Tuesday, April 28, 2009

Farm Tour

My buddy Sarah and I went on the Piedmont Farm Tour this past weekend. We chose three farms to visit, and each was delightful in its own way.

We started at the Chapel Hill Creamery, home of the lesbian cheese farmers Flo and Portia, from whom I have bought many a block of paneer at the Carrboro farmer's market. We visited with many of their cows in the pastures, saw the milking area, and got a view of the cheese-making process. We also each had a delish fruit + yogurt smoothie.

(Sometimes even cows get itches. They scratch them on trees.)

Next we went to the farm where I bought the miraculously beautiful asparagus of last week's Wednesday market, Whitted Bowers Biodynamic Farm in Cedar Grove, NC.

When we arrived, we met Cheri Bowers, one of the farm-owners. I complimented her asparagus. She poured us strawberry lemonade. We ogled the most beautiful strawberries I have ever seen.

Her husband, Rob Bowers, the same gent who sold me the asparagus last week, showed us around his farm, explaining the biodynamic principles they follow. They plant according to the planetary and lunar alignment with the Earth, given our knowledge of the pull of the moon on the Earth's water systems. Since fruit are mostly made of water, they feel paying attention to these gravitational pulls has a strong impact on the plants. They also view the farm as it's own entity, it's own little ecosystem, and do things like only use rainwater to feed their crops, and make tincture-like composts with various herb mixtures to nourish the plants. Pretty amazing stuff, and it seems to have a huge impact on their produce: it is all so, so beautiful.

The family house, which collects many gallons of rainwater each month off the sloping roof.

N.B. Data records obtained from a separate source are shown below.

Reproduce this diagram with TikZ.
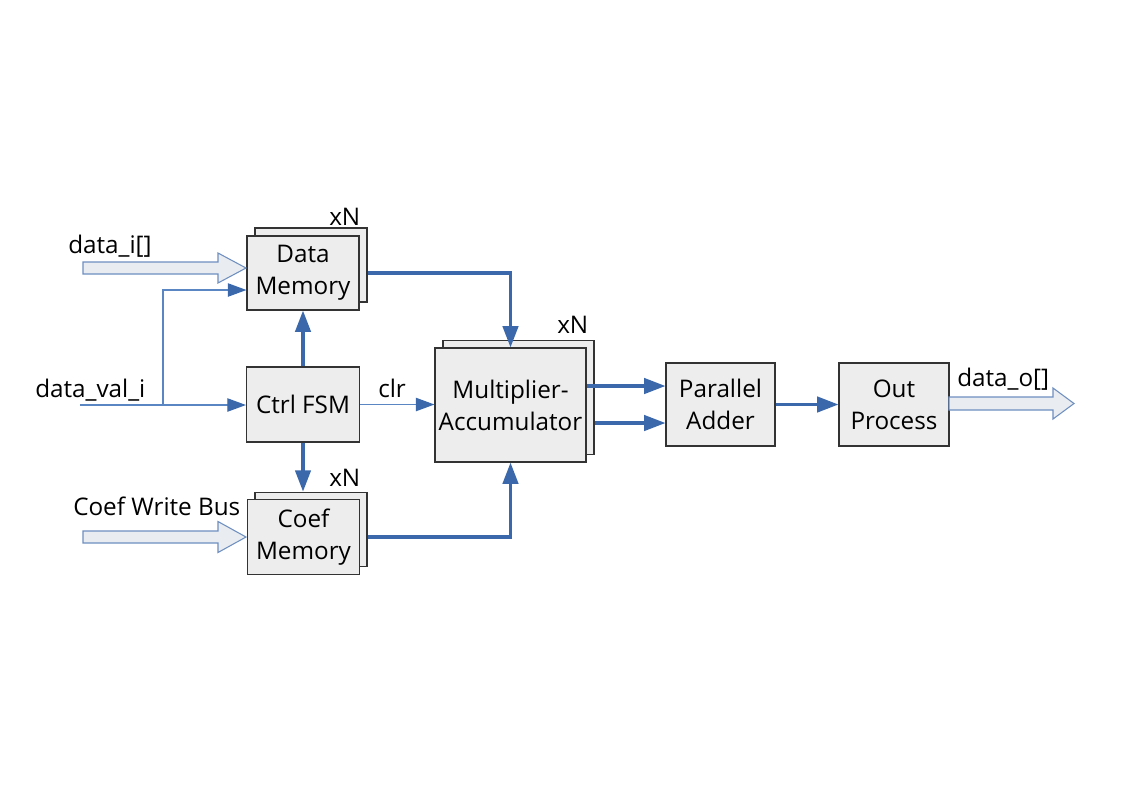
\documentclass[tikz,border=0pt]{standalone}
\usepackage{fontspec}
\setmainfont{Open Sans}
\usetikzlibrary{arrows.meta,calc}
\definecolor{thickblue}{HTML}{3A68AA}
\definecolor{thinblue}{HTML}{5A86C4}
\definecolor{boxfill}{HTML}{EDEDED}
\definecolor{hollowfill}{HTML}{E9ECF1}
\definecolor{hollowline}{HTML}{6E8FC0}
\begin{document}
\begin{tikzpicture}[x=0.75pt,y=-0.75pt,
  txt/.style={font=\fontsize{18.2}{24}\selectfont},
  blk/.style={draw=black!80,fill=boxfill,line width=0.8pt,align=center,inner sep=0pt,txt},
  backblk/.style={draw=black!80,fill=boxfill,line width=0.8pt,inner sep=0pt},
  lbl/.style={inner sep=0pt,anchor=base west,txt},
  thickarr/.style={draw=thickblue,line width=2.5pt,-{Triangle[length=16pt,width=11.5pt,color=thickblue]}},
  thinarr/.style={draw=thinblue,line width=1pt,-{Triangle[length=14pt,width=10pt,color=thickblue]}},
  hollow/.style={draw=hollowline,fill=hollowfill,line width=0.8pt,line join=miter}
]
\useasboundingbox (0,0) rectangle (1123,794);

% Data memory
\node[backblk,minimum width=84pt,minimum height=55.5pt] (dmb) at (311,265) {};
\node[blk,minimum width=84pt,minimum height=55.5pt] (dm) at (303,273) {Data\\Memory};
% Coef memory
\node[backblk,minimum width=84pt,minimum height=56pt] (cmb) at (311,529.5) {};
\node[blk,minimum width=84pt,minimum height=56pt] (cm) at (303.5,537) {Coef\\Memory};
% Ctrl FSM
\node[blk,minimum width=84.75pt,minimum height=56.25pt] (ctrl) at (303,404.5) {Ctrl FSM};
% MAC
\node[backblk,minimum width=113.25pt,minimum height=85.5pt] (macb) at (518.5,397.5) {};
\node[blk,minimum width=113.25pt,minimum height=85.5pt] (mac) at (510.5,405) {Multiplier-\\Accumulator};
% Parallel adder
\node[blk,minimum width=81.75pt,minimum height=62.25pt] (pa) at (720.5,404.5) {Parallel\\Adder};
% Out process
\node[blk,minimum width=82.5pt,minimum height=62.25pt] (op) at (894,404.5) {Out\\Process};

% labels
\node[lbl] (l1) at (68,253) {data\_i[]};
\node[lbl] (l2) at (35,397) {data\_val\_i};
\node[lbl] (l3) at (378,397) {clr};
\node[lbl] (l4) at (73,515) {Coef Write Bus};
\node[lbl] (x1) at (329,225) {xN};
\node[lbl] (x2) at (329,486) {xN};
\node[lbl] (x3) at (557,333) {xN};
\node[lbl] (l5) at (957,386) {data\_o[]};

% hollow bus arrows
\draw[hollow] (83,262) -- (218,262) -- (218,253) -- (246,268) -- (218,283) -- (218,274) -- (83,274) -- cycle;
\draw[hollow] (83,531) -- (218,531) -- (218,521.5) -- (246,537) -- (218,552.5) -- (218,543) -- (83,543) -- cycle;
\draw[hollow] (949,397) -- (1053,397) -- (1053,388) -- (1074,403.5) -- (1053,419) -- (1053,410) -- (949,410) -- cycle;

% data_val_i
\coordinate (dvi) at (80,405);
\coordinate (br) at (163,405);
\coordinate (dmin) at ([yshift=-12.75pt]dm.west);
\draw[thinarr] (dvi) -- (dvi -| ctrl.west);
\draw[thinarr] (br) |- (dmin);
% clr
\draw[thinarr] (ctrl.east) -- (ctrl.east -| mac.west);

% ctrl to memories
\draw[thickarr] (ctrl.north) -- (dm.south);
\draw[thickarr] (ctrl.south) -- (ctrl.south |- cmb.north);

% memories to MAC
\coordinate (dmo) at (dm.east -| dmb.east);
\coordinate (cmo) at (cm.east -| cmb.east);
\draw[thickarr] (dmo) -| (mac.north);
\draw[thickarr] (cmo) -| (mac.south);

% MAC to adder
\coordinate (m1) at ([yshift=14.25pt]mac.east);
\coordinate (m2a) at ([yshift=-13.5pt]mac.east);
\coordinate (m2) at (m2a -| macb.east);
\draw[thickarr] (m1) -- (m1 -| pa.west);
\draw[thickarr] (m2) -- (m2 -| pa.west);
% adder to out
\draw[thickarr] (pa.east) -- (pa.east -| op.west);
\end{tikzpicture}
\end{document}
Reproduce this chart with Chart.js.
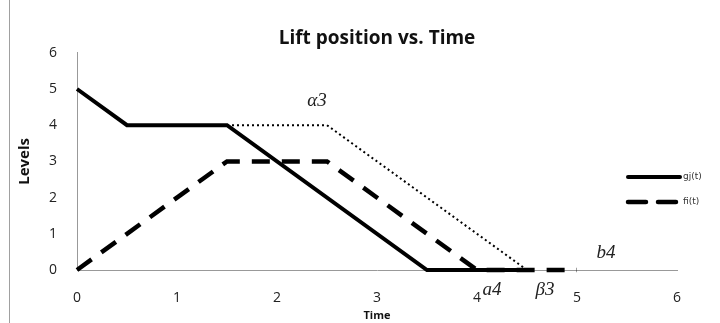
<!DOCTYPE html>
<html>
<head>
<meta charset="utf-8">
<script src="https://cdn.jsdelivr.net/npm/chart.js@4"></script>
<style>
  html, body { margin: 0; padding: 0; background: #fff; }
  #wrap { width: 720px; height: 323px; }
</style>
</head>
<body>
<div id="wrap"><canvas id="liftChart" width="720" height="323"></canvas></div>
<script>
// gj(t) - solid line
const gjTime = [0, 0.5, 1.5, 3.5, 4.5];
const gjLevel = [5, 4, 4, 0, 0];
// fi(t) - dashed line
const fiTime = [0, 1.5, 2.5, 4, 5];
const fiLevel = [0, 3, 3, 0, 0];
// dotted path (not in legend)
const altTime = [1.5, 2.5, 4.5];
const altLevel = [4, 4, 0];

const xTicks = [0, 1, 2, 3, 4, 5, 6];
const yTicks = [0, 1, 2, 3, 4, 5, 6];

// italic labels written on the plot, in data units
const noteText = ['α3', 'a4', 'β3', 'b4'];
const noteTime = [2.4, 4.15, 4.68, 5.29];
const noteLevel = [4.67, -0.55, -0.55, 0.47];

function toPoints(xs, ys) {
  return xs.map((x, i) => ({ x: x, y: ys[i] }));
}

// draws the side line, the legend and the italic notes
const extras = {
  id: 'extras',
  beforeDraw(chart) {
    const ctx = chart.ctx;
    ctx.save();
    ctx.strokeStyle = '#a0a0a0';
    ctx.lineWidth = 1;
    ctx.beginPath();
    ctx.moveTo(9.5, 0);
    ctx.lineTo(9.5, chart.height);
    ctx.stroke();
    ctx.restore();
  },
  afterDraw(chart) {
    const ctx = chart.ctx;
    const xs = chart.scales.x, ys = chart.scales.y;
    ctx.save();
    // legend
    const items = chart.data.datasets.filter(d => d.label);
    items.forEach((d, i) => {
      const y = 177 + i * 25;
      ctx.strokeStyle = d.borderColor;
      ctx.lineWidth = d.borderWidth;
      ctx.setLineDash(d.borderDash || []);
      ctx.lineCap = 'round';
      ctx.beginPath();
      ctx.moveTo(628, y);
      ctx.lineTo(680, y);
      ctx.stroke();
      ctx.setLineDash([]);
      ctx.fillStyle = '#333';
      ctx.font = '9px "DejaVu Sans"';
      ctx.textBaseline = 'middle';
      ctx.textAlign = 'left';
      ctx.fillText(d.label, 683, y);
    });
    // notes
    ctx.font = 'italic 19px "Liberation Serif"';
    ctx.textAlign = 'center';
    ctx.textBaseline = 'middle';
    ctx.fillStyle = '#222';
    noteText.forEach((t, i) => {
      ctx.fillText(t, xs.getPixelForValue(noteTime[i]), ys.getPixelForValue(noteLevel[i]));
    });
    ctx.restore();
  }
};

const chart = new Chart(document.getElementById('liftChart').getContext('2d'), {
  type: 'line',
  data: {
    datasets: [{
      label: 'gj(t)',
      data: toPoints(gjTime, gjLevel),
      borderColor: '#000',
      borderWidth: 4,
      pointRadius: 0,
      clip: false
    }, {
      label: 'fi(t)',
      data: toPoints(fiTime, fiLevel),
      borderColor: '#000',
      borderWidth: 4.5,
      borderDash: [18, 12],
      pointRadius: 0,
      clip: false
    }, {
      label: '',
      data: toPoints(altTime, altLevel),
      borderColor: '#000',
      borderWidth: 2,
      borderDash: [2, 3],
      pointRadius: 0,
      clip: false
    }]
  },
  options: {
    responsive: false,
    animation: false,
    layout: { padding: { left: 0, right: 43, top: 0, bottom: 0 } },
    plugins: {
      legend: { display: false },
      tooltip: { enabled: false },
      title: {
        display: true,
        fullSize: false,
        text: 'Lift position vs. Time',
        color: '#111',
        font: { family: 'Open Sans', size: 19, weight: 'bold', lineHeight: 1.2 },
        padding: { top: 27, bottom: 3 }
      }
    },
    scales: {
      x: {
        type: 'linear',
        min: 0,
        max: 6,
        afterBuildTicks(scale) { scale.ticks = xTicks.map(v => ({ value: v })); },
        afterFit(scale) { scale.height = 53; },
        grid: { display: false, drawTicks: false },
        border: { display: true, color: '#999', width: 1 },
        ticks: { color: '#222', padding: 20, font: { family: 'Open Sans', size: 14 } },
        title: {
          display: true,
          text: 'Time',
          color: '#111',
          font: { family: 'Open Sans', size: 11, weight: 'bold', lineHeight: 1.2 },
          padding: { top: 0, bottom: 1 }
        }
      },
      y: {
        type: 'linear',
        min: 0,
        max: 6,
        afterBuildTicks(scale) { scale.ticks = yTicks.map(v => ({ value: v })); },
        afterFit(scale) { scale.width = 77; },
        grid: { display: false, drawTicks: false },
        border: { display: true, color: '#999', width: 1 },
        ticks: { color: '#222', padding: 20, font: { family: 'Open Sans', size: 14 } },
        title: {
          display: true,
          text: 'Levels',
          color: '#111',
          font: { family: 'Open Sans', size: 15, weight: 'bold', lineHeight: 1.2 },
          padding: { top: 16, bottom: 0 }
        }
      }
    }
  },
  plugins: [extras]
});
</script>
</body>
</html>
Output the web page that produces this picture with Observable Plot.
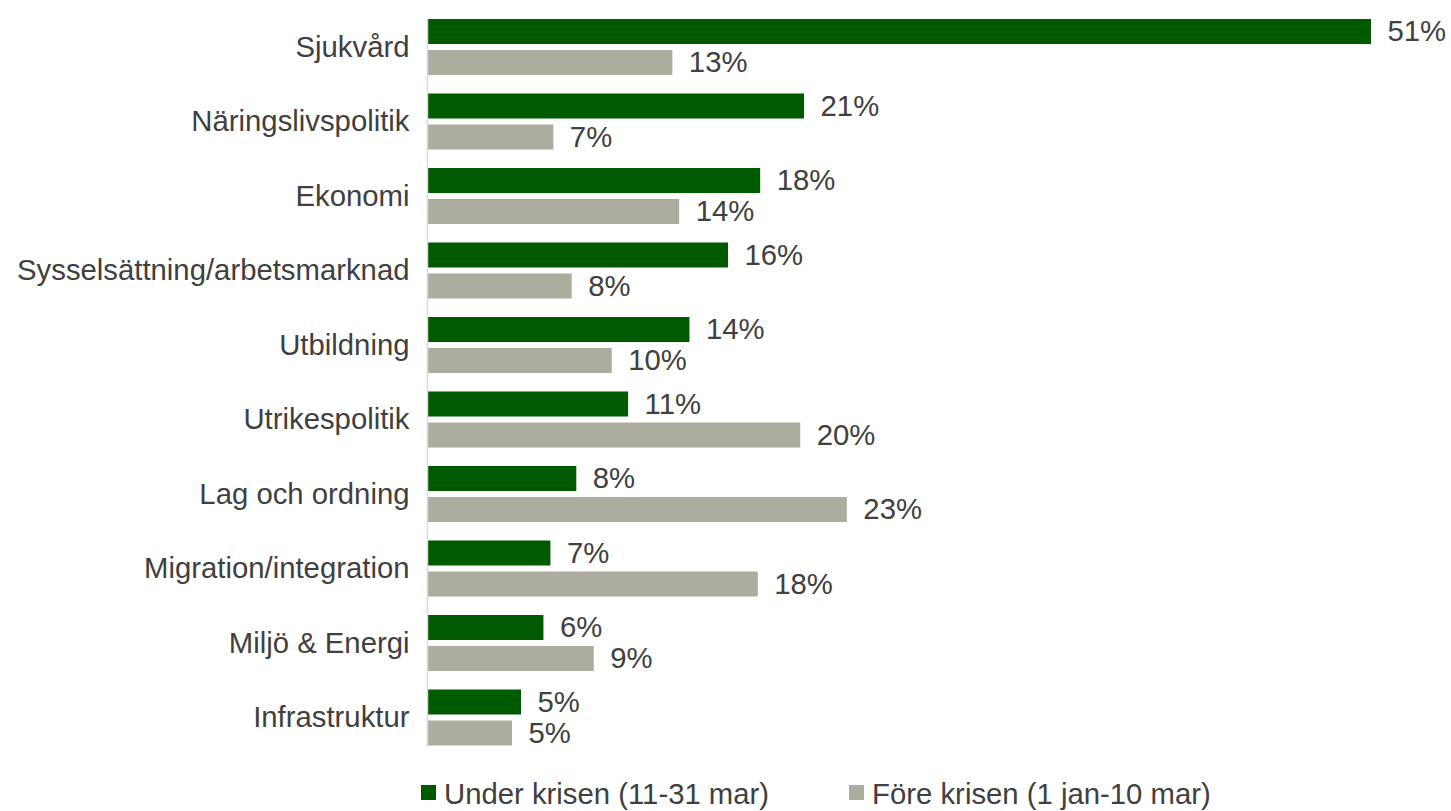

Basil in the greenhouse. Huge and fragrant.

Asparagus, growing out of the ground! I'd never seen it in its full plant form before.

It takes three years for asparagus to really become a full crop. They planted two years ago, so they cannot harvest each stalk; some must stay in the ground to help maintain the roots.

The beautiful lake near the family house. On the other side are the farm's fig trees.

On our way out of the farm, we stopped at the u-pick strawberry fields and I gathered a pint.

These became yesterday's strawberry rhubarb crumble. The most beautiful strawberries, and some of the biggest, I have ever seen.

Last on our tour, we stopped at Captain John S. Pope lamb farm. I had purchased their ground lamb at the market before, and they always give out lots of recipes and free samples, so I was intrigued. They are also located right down the road from Whitted Bowers Farm.

A nice young man, perhaps twelve years of age, gave us a tractor-ride tour around the farm. He explained that around Easter they get a lot of orders. Also around another holiday -- maybe you've heard of it? -- called Passover. I asked him lots of social work type questions about what it is like to grow up on a farm. He explained that his favorite part is when they give the lambs their vaccinations, because they get to "manhandle 'em." There you have it.

Sarah and I ate lamb burgers at the end of our tractor tour. They were delightful.

The farm tour was fantastic! It is really amazing to see how unbelievaby hard our local farmers work to produce our food. It makes the sometimes steep cost of these fruits and veggies and meats feel absolutely worth it, and I feel very connected with these three farms in a different way than before, though I see them each at the market every week. Also, I really appreciate knowing what these plants look like growing out of the earth. Sometimes we forget when we are at the grocery store, or even at the farmers market, that everything we eat starts out in the dirt, a plant, growing.